Daryl C. W. O'Shea wrote:
On 9/22/2006 5:35 AM, opencomputing@gmail.com wrote:
Or should I look up the real target of the URL and look it up too? But this would lead to latencies of around 10-20 seconds depending on a 3rd party web server like geocities in the above example :(
You have to be careful in deciding what URLs found in mail are safe to query. Querying all URLs could have bad concequences, such as confirming a subsciption or unsubscription to a list, confirming a transaction that the intended recipient may or may not actually want confirmed or just plain verifying an address.
In any case, Geocities URLs are usually pretty safe to query. I usually strip query parameters from the URLs though.
As for then querying the URLs being redirected to via these web pages, I wouldn't bother. More than half are already javascript encoded, so unless you're looking to run javascript in a sandbox to get the URL you can't safely do it. That and it's not necessary. Content filtering of the web pages works very well. Yahoo! has been good about shutting new ones down lately too, so even just getting a 403 is a big spam sign. If you're using SpamAssassin, there's a plugin to do all this.

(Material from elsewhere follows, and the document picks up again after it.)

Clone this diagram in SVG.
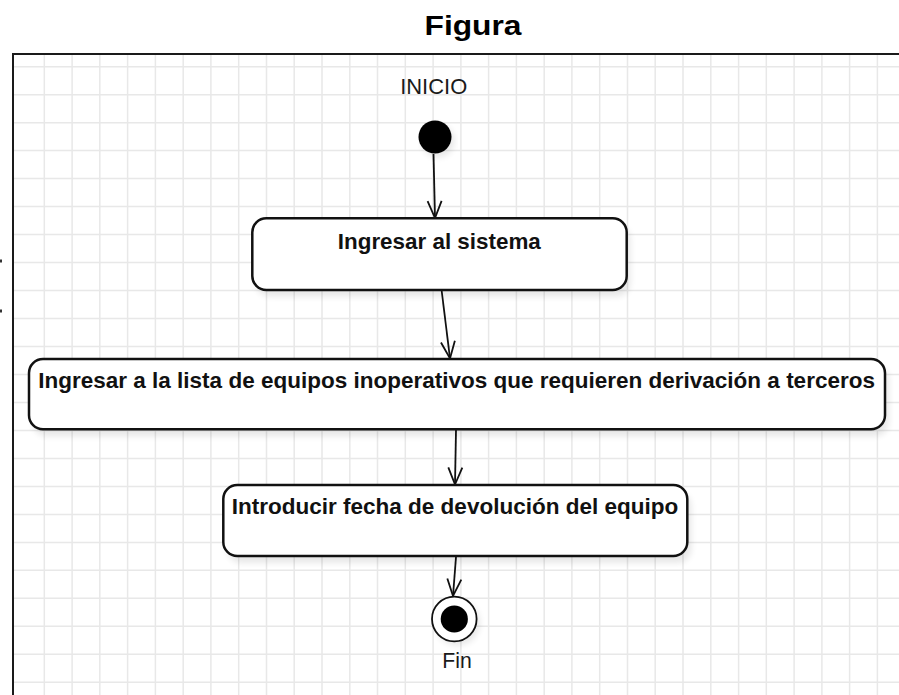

A year ago, when the Geocities problem was much bigger, I made a simple analysis tool.
I don't maintain it anymore, and data is partial, however, it shows that the javascript encoding used is nearly always very basic and easy to decode:
http://nospam.mailpeers.net/alive_spammy2.txt
Most of the listed sites appeared in spams long time ago and were not removed by Geocities.
The original site http://nospam.mailpeers.net/ contains .cf rules, but except for the generic ones it's not useful anymore, mostly since Yahoo / Geocities finally decided to do the right thing and block the new spam sites and I don't actively search geocities spamvertized links anymore.